Saya lebih suka kala nirdistraksi. Era ketika ponsel belum merasuk ke dalam daftar kebutuhan primer. Zaman ketika belum ada satu pun orang yang gelisah, tiap lima menit mengecek notifikasi ponsel saat tatap muka lantaran khawatir ada pesan penting yang alpa terbaca.
Termasuk bulan Ramadan.
Dari kacamata saya, bulan Ramadan yang saya lalui saat masih ingusan dulu lebih seru dan menyenangkan ketimbang saat ini. Banyak momen yang tidak akan pernah bisa terulang kembali.
Jika boleh jujur, menurut pendapat saya, deretan momen itu bisa tercipta lantaran ponsel pintar atau gawai digital belum digenggam banyak orang. Penasaran?
Buku Ramadan
Generasi milenial pasti paham dengan apa yang disebut Buku Ramadan. Ya, buku catatan yang diberikan guru agama kepada siswa muslim saban bulan puasa. Isinya menggambarkan keaktifan siswa dalam mengikuti ibadah Ramadan.
Mulai dari puasa, salat tarawih, konten ceramah, zakat fitrah, hafalan Quran, hingga salat Idulfitri. Lengkap dengan kolom tanda tangan imam, pengajar, atau penceramah sebagai metode verifikasi kejujuran dan integritas siswa.

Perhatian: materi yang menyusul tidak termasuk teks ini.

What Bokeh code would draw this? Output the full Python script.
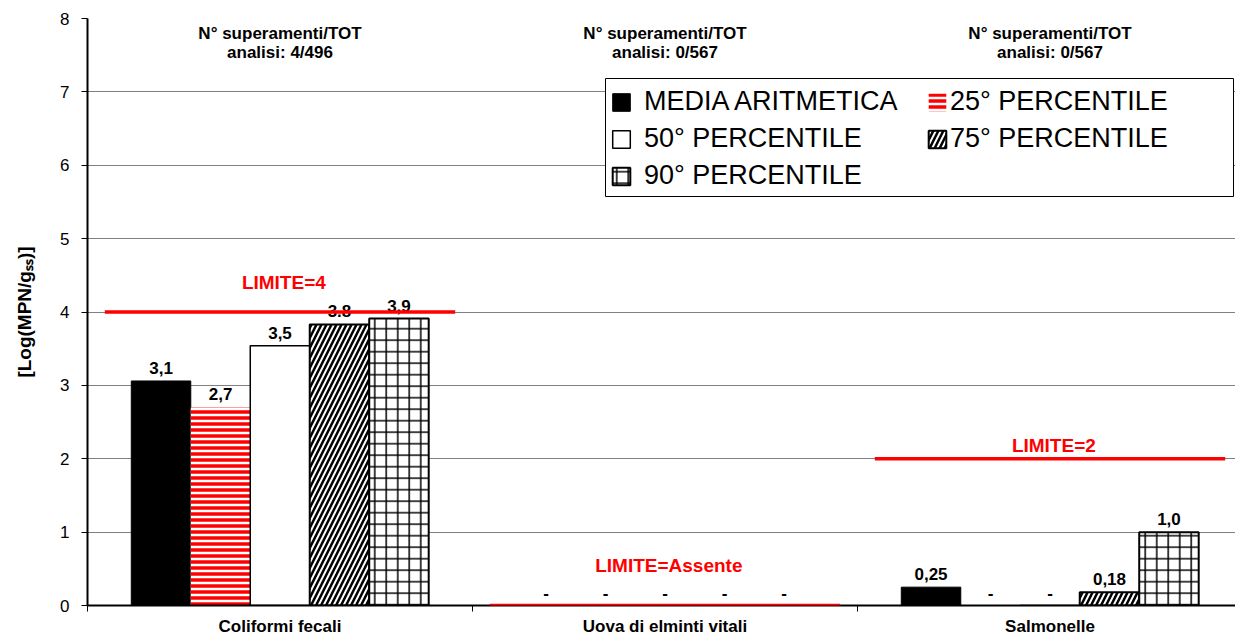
from bokeh.plotting import figure
from bokeh.models import (ColumnDataSource, FixedTicker, Range1d, Legend, LegendItem,
                          BoxAnnotation, Arrow)
from bokeh.core.properties import value
from bokeh.embed import file_html
from bokeh.resources import INLINE

# ---------------- data ----------------
categories = ["Coliformi fecali", "Uova di elminti vitali", "Salmonelle"]
series_names = ["MEDIA ARITMETICA", "25° PERCENTILE", "50° PERCENTILE",
                "75° PERCENTILE", "90° PERCENTILE"]
media = [3.06, 0.0, 0.25]
p25 = [2.70, 0.0, 0.0]
p50 = [3.54, 0.0, 0.0]
p75 = [3.83, 0.0, 0.18]
p90 = [3.91, 0.0, 1.0]
media_labels = ["3,1", "-", "0,25"]
p25_labels = ["2,7", "-", "-"]
p50_labels = ["3,5", "-", "-"]
p75_labels = ["3.8", "-", "0,18"]
p90_labels = ["3,9", "-", "1,0"]
limits = [4, 0, 2]
limit_labels = ["LIMITE=4", "LIMITE=Assente", "LIMITE=2"]
exceed_line1 = ["N° superamenti/TOT", "N° superamenti/TOT", "N° superamenti/TOT"]
exceed_line2 = ["analisi: 4/496", "analisi: 0/567", "analisi: 0/567"]
y_ticks = [0, 1, 2, 3, 4, 5, 6, 7, 8]
y_title = "[Log(MPN/g\u209b\u209b)]"

series_values = [media, p25, p50, p75, p90]
series_labels = [media_labels, p25_labels, p50_labels, p75_labels, p90_labels]

# ---------------- layout / style ----------------
W, H = 1235, 638
LEFT, TOP, BOTTOM = 87, 18, 33
CAT_PX = 385.0
X_END = (W - LEFT) / CAT_PX
BAR_W = 0.1545
FONT = "Liberation Sans"
PX_PER_UNIT = (H - TOP - BOTTOM) / 8

p = figure(width=W, height=H, output_backend="svg", toolbar_location=None,
           x_range=Range1d(0, X_END), y_range=Range1d(0, 8),
           min_border_left=LEFT, min_border_top=TOP, min_border_bottom=BOTTOM,
           min_border_right=0)
p.outline_line_color = None
p.background_fill_color = "white"
p.border_fill_color = "white"

# axes
p.yaxis.ticker = FixedTicker(ticks=y_ticks)
p.yaxis.major_tick_out = 6
p.yaxis.major_tick_in = 0
p.yaxis.minor_tick_line_color = None
p.yaxis.axis_line_color = "black"
p.yaxis.axis_line_width = 2
p.yaxis.major_tick_line_color = "black"
p.yaxis.major_label_text_font = FONT
p.yaxis.major_label_text_font_size = "17px"
p.yaxis.major_label_text_color = "black"
p.yaxis.major_label_standoff = 12
p.yaxis.axis_label = y_title
p.yaxis.axis_label_text_font = FONT
p.yaxis.axis_label_text_font_size = "19px"
p.yaxis.axis_label_text_font_style = "bold"
p.yaxis.axis_label_text_color = "black"
p.yaxis.axis_label_standoff = 22

centers = [i + 0.5 for i in range(len(categories))]
bounds = [i for i in range(len(categories) + 1)]
p.xaxis.ticker = FixedTicker(ticks=centers, minor_ticks=bounds)
p.xaxis.major_label_overrides = {c: name for c, name in zip(centers, categories)}
p.xaxis.major_tick_out = 0
p.xaxis.major_tick_in = 0
p.xaxis.minor_tick_out = 6
p.xaxis.minor_tick_in = 0
p.xaxis.minor_tick_line_color = "black"
p.xaxis.axis_line_color = "black"
p.xaxis.axis_line_width = 2
p.xaxis.major_label_text_font = FONT
p.xaxis.major_label_text_font_size = "17px"
p.xaxis.major_label_text_font_style = "bold"
p.xaxis.major_label_text_color = "black"
p.xaxis.major_label_standoff = 5

p.xgrid.grid_line_color = None
p.ygrid.ticker = FixedTicker(ticks=y_ticks)
p.ygrid.grid_line_color = "#808080"
p.ygrid.grid_line_width = 1

# bars
styles = [
    dict(fill_color="black", line_color="black", line_width=1),
    dict(fill_color="white", line_color=None, hatch_pattern="horizontal_line",
         hatch_color="#ff0000", hatch_scale=6, hatch_weight=3.5),
    dict(fill_color="white", line_color="black", line_width=1.5),
    dict(fill_color="white", line_color="black", line_width=2,
         hatch_pattern="right_diagonal_line", hatch_color="black",
         hatch_scale=10, hatch_weight=2.5),
    dict(fill_color="white", line_color="black", line_width=2,
         hatch_pattern="cross", hatch_color="black",
         hatch_scale=11.5, hatch_weight=1.5),
]
renderers = []
for k, (vals, labs) in enumerate(zip(series_values, series_labels)):
    off = (k - 2) * BAR_W
    src = ColumnDataSource(dict(x=[c + off for c in centers], top=vals, lab=labs))
    r = p.vbar(x="x", top="top", bottom=0, width=BAR_W, source=src, **styles[k])
    renderers.append(r)
    p.text(x="x", y="top", text="lab", source=src, text_align="center",
           text_baseline="alphabetic", y_offset=-13, text_font=value(FONT),
           text_font_size="17px", text_font_style="bold", text_color="black")

# limit lines and labels
for i, lim in enumerate(limits):
    p.add_layout(Arrow(x_start=i + 0.045, x_end=i + 0.955, y_start=lim, y_end=lim,
                       end=None, start=None, line_color="#ff0000", line_width=3.5))
lim_src = ColumnDataSource(dict(x=[c + 0.01 for c in centers],
                                y=limits, t=limit_labels, dy=[-30, -40, -13]))
p.text(x="x", y="y", text="t", source=lim_src, text_align="center",
       text_baseline="middle", y_offset="dy", text_font=value(FONT),
       text_font_size="19px", text_font_style="bold", text_color="#ff0000")

# exceedance notes
ex_src = ColumnDataSource(dict(x=centers, y1=[7.8] * 3, y2=[7.54] * 3,
                               t1=exceed_line1, t2=exceed_line2))
for yk, tk in (("y1", "t1"), ("y2", "t2")):
    p.text(x="x", y=yk, text=tk, source=ex_src, text_align="center",
           text_baseline="middle", text_font=value(FONT), text_font_size="17px",
           text_font_style="bold", text_color="black")

# legend box and two legend columns
p.add_layout(BoxAnnotation(left=(605 - LEFT) / CAT_PX, right=(1233 - LEFT) / CAT_PX,
                           top=8 - (78 - TOP) / PX_PER_UNIT,
                           bottom=8 - (196 - TOP) / PX_PER_UNIT,
                           fill_color="white", fill_alpha=1, line_color="black",
                           line_width=1, line_alpha=1))
leg_common = dict(orientation="vertical", glyph_width=22, glyph_height=22,
                  label_text_font=FONT, label_text_font_size="27px",
                  label_text_color="black", label_height=31, spacing=6,
                  padding=6, margin=0, border_line_color=None,
                  background_fill_alpha=0)
leg1 = Legend(items=[LegendItem(label=series_names[k], renderers=[renderers[k]]) for k in (0, 2, 4)],
              location=(523, 414), label_standoff=12, **leg_common)
leg2 = Legend(items=[LegendItem(label=series_names[k], renderers=[renderers[k]]) for k in (1, 3)],
              location=(839, 451), label_standoff=2, **leg_common)
p.add_layout(leg1, "center")
p.add_layout(leg2, "center")

open("out.html", "w").write(file_html(p, INLINE))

Boleh setuju atau tidak, bagi saya, buku ini secara tidak langsung berkontribusi tinggi pada motivasi siswa dalam melaksanakan ibadah Ramadan. Misalnya saja pada pemenuhan saf salat tarawih di masjid.
Bukan tanpa alasan saya menulis demikian. Pasalnya, kami merasa malu jikalau kolom tanda tangan banyak bolongnya. Dan, untuk memperoleh tanda tangan imam, kami harus menunggu hingga seluruh rangkaian salat tarawih tuntas ditunaikan.